◆ Material:

^^^^^^^^

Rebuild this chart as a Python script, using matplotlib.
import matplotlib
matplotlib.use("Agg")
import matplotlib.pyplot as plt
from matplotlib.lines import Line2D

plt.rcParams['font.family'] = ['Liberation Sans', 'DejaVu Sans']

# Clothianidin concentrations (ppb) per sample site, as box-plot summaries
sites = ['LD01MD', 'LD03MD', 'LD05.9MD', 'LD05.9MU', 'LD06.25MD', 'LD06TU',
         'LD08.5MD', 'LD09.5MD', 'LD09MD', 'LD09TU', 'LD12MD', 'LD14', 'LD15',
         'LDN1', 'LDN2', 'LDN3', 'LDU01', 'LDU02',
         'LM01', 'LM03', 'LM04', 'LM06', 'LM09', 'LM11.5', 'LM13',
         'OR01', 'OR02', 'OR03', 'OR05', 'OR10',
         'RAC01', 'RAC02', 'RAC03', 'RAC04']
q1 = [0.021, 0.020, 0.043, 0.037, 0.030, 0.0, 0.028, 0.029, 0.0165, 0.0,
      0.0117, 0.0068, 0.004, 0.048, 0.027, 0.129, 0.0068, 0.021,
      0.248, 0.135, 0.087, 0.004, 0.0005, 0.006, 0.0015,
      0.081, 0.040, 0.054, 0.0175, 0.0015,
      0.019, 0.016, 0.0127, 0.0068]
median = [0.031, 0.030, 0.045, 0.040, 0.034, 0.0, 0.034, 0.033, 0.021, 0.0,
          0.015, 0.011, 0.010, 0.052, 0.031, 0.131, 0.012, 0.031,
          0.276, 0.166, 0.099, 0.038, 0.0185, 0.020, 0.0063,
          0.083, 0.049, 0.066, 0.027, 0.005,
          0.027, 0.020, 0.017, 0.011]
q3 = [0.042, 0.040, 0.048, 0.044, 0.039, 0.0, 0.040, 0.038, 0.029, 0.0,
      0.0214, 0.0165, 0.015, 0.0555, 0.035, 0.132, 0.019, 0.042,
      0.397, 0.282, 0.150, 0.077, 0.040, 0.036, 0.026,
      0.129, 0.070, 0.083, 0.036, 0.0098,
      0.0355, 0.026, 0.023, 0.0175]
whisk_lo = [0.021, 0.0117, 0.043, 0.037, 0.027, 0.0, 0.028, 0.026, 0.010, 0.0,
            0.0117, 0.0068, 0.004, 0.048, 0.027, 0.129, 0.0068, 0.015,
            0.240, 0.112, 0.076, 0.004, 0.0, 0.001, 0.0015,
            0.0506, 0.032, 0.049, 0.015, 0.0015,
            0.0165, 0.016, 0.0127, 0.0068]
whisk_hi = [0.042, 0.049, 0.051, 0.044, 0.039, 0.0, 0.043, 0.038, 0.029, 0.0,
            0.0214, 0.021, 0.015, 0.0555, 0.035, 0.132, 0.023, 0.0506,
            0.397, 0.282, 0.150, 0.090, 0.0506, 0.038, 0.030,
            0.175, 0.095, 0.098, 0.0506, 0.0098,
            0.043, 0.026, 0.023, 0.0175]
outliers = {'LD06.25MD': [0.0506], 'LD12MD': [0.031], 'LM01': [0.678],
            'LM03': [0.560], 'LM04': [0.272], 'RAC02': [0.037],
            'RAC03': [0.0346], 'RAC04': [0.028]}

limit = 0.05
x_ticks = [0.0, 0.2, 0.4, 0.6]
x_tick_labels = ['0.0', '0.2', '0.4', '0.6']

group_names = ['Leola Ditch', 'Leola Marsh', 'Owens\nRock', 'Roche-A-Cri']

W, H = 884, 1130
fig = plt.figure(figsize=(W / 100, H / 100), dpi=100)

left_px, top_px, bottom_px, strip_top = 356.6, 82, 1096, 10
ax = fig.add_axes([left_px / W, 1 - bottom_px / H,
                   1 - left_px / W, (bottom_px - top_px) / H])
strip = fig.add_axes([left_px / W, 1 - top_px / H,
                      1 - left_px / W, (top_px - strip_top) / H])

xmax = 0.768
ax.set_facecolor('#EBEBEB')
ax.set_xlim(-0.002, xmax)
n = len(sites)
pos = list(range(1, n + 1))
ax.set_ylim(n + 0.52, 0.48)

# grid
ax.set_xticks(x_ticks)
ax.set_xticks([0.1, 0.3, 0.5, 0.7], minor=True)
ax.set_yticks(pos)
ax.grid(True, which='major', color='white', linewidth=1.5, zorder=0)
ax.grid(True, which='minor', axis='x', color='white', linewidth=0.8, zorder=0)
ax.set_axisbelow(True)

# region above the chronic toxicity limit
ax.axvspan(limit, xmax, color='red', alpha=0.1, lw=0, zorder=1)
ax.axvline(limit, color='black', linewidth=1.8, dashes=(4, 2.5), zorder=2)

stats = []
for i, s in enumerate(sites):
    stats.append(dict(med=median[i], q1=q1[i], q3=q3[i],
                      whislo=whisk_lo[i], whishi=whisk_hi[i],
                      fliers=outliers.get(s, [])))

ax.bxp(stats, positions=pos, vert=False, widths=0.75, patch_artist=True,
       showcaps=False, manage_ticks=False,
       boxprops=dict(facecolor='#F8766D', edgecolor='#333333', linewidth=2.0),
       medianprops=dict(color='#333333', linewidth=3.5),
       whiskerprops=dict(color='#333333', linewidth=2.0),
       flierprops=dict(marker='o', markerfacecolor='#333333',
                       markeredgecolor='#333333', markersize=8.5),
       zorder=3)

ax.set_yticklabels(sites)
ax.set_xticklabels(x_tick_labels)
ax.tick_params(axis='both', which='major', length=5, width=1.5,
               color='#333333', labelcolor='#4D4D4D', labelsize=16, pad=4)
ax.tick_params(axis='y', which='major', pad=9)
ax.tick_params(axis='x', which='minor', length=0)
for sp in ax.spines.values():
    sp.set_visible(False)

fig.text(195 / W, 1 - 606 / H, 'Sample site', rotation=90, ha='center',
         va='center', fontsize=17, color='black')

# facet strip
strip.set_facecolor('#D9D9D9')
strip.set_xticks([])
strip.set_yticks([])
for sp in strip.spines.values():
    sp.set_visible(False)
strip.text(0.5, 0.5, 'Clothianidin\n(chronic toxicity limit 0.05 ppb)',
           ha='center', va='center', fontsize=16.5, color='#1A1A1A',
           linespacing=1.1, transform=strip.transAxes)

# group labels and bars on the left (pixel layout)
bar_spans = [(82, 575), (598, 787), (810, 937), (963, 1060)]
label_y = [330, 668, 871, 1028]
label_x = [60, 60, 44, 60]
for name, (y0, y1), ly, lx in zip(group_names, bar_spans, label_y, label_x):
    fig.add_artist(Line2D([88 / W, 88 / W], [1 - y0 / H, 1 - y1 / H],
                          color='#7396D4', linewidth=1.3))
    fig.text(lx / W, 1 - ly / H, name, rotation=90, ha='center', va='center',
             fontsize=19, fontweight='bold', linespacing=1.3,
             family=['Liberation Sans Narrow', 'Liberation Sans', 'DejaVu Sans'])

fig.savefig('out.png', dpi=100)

^^^^^^^^

◆ What the task asks: Print out the whole listing exactly as it appears.

◆ Written response:
Rebuild this chart as a Python script, using matplotlib.
import matplotlib
matplotlib.use("Agg")
import matplotlib.pyplot as plt
from matplotlib.lines import Line2D

plt.rcParams['font.family'] = ['Liberation Sans', 'DejaVu Sans']

# Clothianidin concentrations (ppb) per sample site, as box-plot summaries
sites = ['LD01MD', 'LD03MD', 'LD05.9MD', 'LD05.9MU', 'LD06.25MD', 'LD06TU',
         'LD08.5MD', 'LD09.5MD', 'LD09MD', 'LD09TU', 'LD12MD', 'LD14', 'LD15',
         'LDN1', 'LDN2', 'LDN3', 'LDU01', 'LDU02',
         'LM01', 'LM03', 'LM04', 'LM06', 'LM09', 'LM11.5', 'LM13',
         'OR01', 'OR02', 'OR03', 'OR05', 'OR10',
         'RAC01', 'RAC02', 'RAC03', 'RAC04']
q1 = [0.021, 0.020, 0.043, 0.037, 0.030, 0.0, 0.028, 0.029, 0.0165, 0.0,
      0.0117, 0.0068, 0.004, 0.048, 0.027, 0.129, 0.0068, 0.021,
      0.248, 0.135, 0.087, 0.004, 0.0005, 0.006, 0.0015,
      0.081, 0.040, 0.054, 0.0175, 0.0015,
      0.019, 0.016, 0.0127, 0.0068]
median = [0.031, 0.030, 0.045, 0.040, 0.034, 0.0, 0.034, 0.033, 0.021, 0.0,
          0.015, 0.011, 0.010, 0.052, 0.031, 0.131, 0.012, 0.031,
          0.276, 0.166, 0.099, 0.038, 0.0185, 0.020, 0.0063,
          0.083, 0.049, 0.066, 0.027, 0.005,
          0.027, 0.020, 0.017, 0.011]
q3 = [0.042, 0.040, 0.048, 0.044, 0.039, 0.0, 0.040, 0.038, 0.029, 0.0,
      0.0214, 0.0165, 0.015, 0.0555, 0.035, 0.132, 0.019, 0.042,
      0.397, 0.282, 0.150, 0.077, 0.040, 0.036, 0.026,
      0.129, 0.070, 0.083, 0.036, 0.0098,
      0.0355, 0.026, 0.023, 0.0175]
whisk_lo = [0.021, 0.0117, 0.043, 0.037, 0.027, 0.0, 0.028, 0.026, 0.010, 0.0,
            0.0117, 0.0068, 0.004, 0.048, 0.027, 0.129, 0.0068, 0.015,
            0.240, 0.112, 0.076, 0.004, 0.0, 0.001, 0.0015,
            0.0506, 0.032, 0.049, 0.015, 0.0015,
            0.0165, 0.016, 0.0127, 0.0068]
whisk_hi = [0.042, 0.049, 0.051, 0.044, 0.039, 0.0, 0.043, 0.038, 0.029, 0.0,
            0.0214, 0.021, 0.015, 0.0555, 0.035, 0.132, 0.023, 0.0506,
            0.397, 0.282, 0.150, 0.090, 0.0506, 0.038, 0.030,
            0.175, 0.095, 0.098, 0.0506, 0.0098,
            0.043, 0.026, 0.023, 0.0175]
outliers = {'LD06.25MD': [0.0506], 'LD12MD': [0.031], 'LM01': [0.678],
            'LM03': [0.560], 'LM04': [0.272], 'RAC02': [0.037],
            'RAC03': [0.0346], 'RAC04': [0.028]}

limit = 0.05
x_ticks = [0.0, 0.2, 0.4, 0.6]
x_tick_labels = ['0.0', '0.2', '0.4', '0.6']

group_names = ['Leola Ditch', 'Leola Marsh', 'Owens\nRock', 'Roche-A-Cri']

W, H = 884, 1130
fig = plt.figure(figsize=(W / 100, H / 100), dpi=100)

left_px, top_px, bottom_px, strip_top = 356.6, 82, 1096, 10
ax = fig.add_axes([left_px / W, 1 - bottom_px / H,
                   1 - left_px / W, (bottom_px - top_px) / H])
strip = fig.add_axes([left_px / W, 1 - top_px / H,
                      1 - left_px / W, (top_px - strip_top) / H])

xmax = 0.768
ax.set_facecolor('#EBEBEB')
ax.set_xlim(-0.002, xmax)
n = len(sites)
pos = list(range(1, n + 1))
ax.set_ylim(n + 0.52, 0.48)

# grid
ax.set_xticks(x_ticks)
ax.set_xticks([0.1, 0.3, 0.5, 0.7], minor=True)
ax.set_yticks(pos)
ax.grid(True, which='major', color='white', linewidth=1.5, zorder=0)
ax.grid(True, which='minor', axis='x', color='white', linewidth=0.8, zorder=0)
ax.set_axisbelow(True)

# region above the chronic toxicity limit
ax.axvspan(limit, xmax, color='red', alpha=0.1, lw=0, zorder=1)
ax.axvline(limit, color='black', linewidth=1.8, dashes=(4, 2.5), zorder=2)

stats = []
for i, s in enumerate(sites):
    stats.append(dict(med=median[i], q1=q1[i], q3=q3[i],
                      whislo=whisk_lo[i], whishi=whisk_hi[i],
                      fliers=outliers.get(s, [])))

ax.bxp(stats, positions=pos, vert=False, widths=0.75, patch_artist=True,
       showcaps=False, manage_ticks=False,
       boxprops=dict(facecolor='#F8766D', edgecolor='#333333', linewidth=2.0),
       medianprops=dict(color='#333333', linewidth=3.5),
       whiskerprops=dict(color='#333333', linewidth=2.0),
       flierprops=dict(marker='o', markerfacecolor='#333333',
                       markeredgecolor='#333333', markersize=8.5),
       zorder=3)

ax.set_yticklabels(sites)
ax.set_xticklabels(x_tick_labels)
ax.tick_params(axis='both', which='major', length=5, width=1.5,
               color='#333333', labelcolor='#4D4D4D', labelsize=16, pad=4)
ax.tick_params(axis='y', which='major', pad=9)
ax.tick_params(axis='x', which='minor', length=0)
for sp in ax.spines.values():
    sp.set_visible(False)

fig.text(195 / W, 1 - 606 / H, 'Sample site', rotation=90, ha='center',
         va='center', fontsize=17, color='black')

# facet strip
strip.set_facecolor('#D9D9D9')
strip.set_xticks([])
strip.set_yticks([])
for sp in strip.spines.values():
    sp.set_visible(False)
strip.text(0.5, 0.5, 'Clothianidin\n(chronic toxicity limit 0.05 ppb)',
           ha='center', va='center', fontsize=16.5, color='#1A1A1A',
           linespacing=1.1, transform=strip.transAxes)

# group labels and bars on the left (pixel layout)
bar_spans = [(82, 575), (598, 787), (810, 937), (963, 1060)]
label_y = [330, 668, 871, 1028]
label_x = [60, 60, 44, 60]
for name, (y0, y1), ly, lx in zip(group_names, bar_spans, label_y, label_x):
    fig.add_artist(Line2D([88 / W, 88 / W], [1 - y0 / H, 1 - y1 / H],
                          color='#7396D4', linewidth=1.3))
    fig.text(lx / W, 1 - ly / H, name, rotation=90, ha='center', va='center',
             fontsize=19, fontweight='bold', linespacing=1.3,
             family=['Liberation Sans Narrow', 'Liberation Sans', 'DejaVu Sans'])

fig.savefig('out.png', dpi=100)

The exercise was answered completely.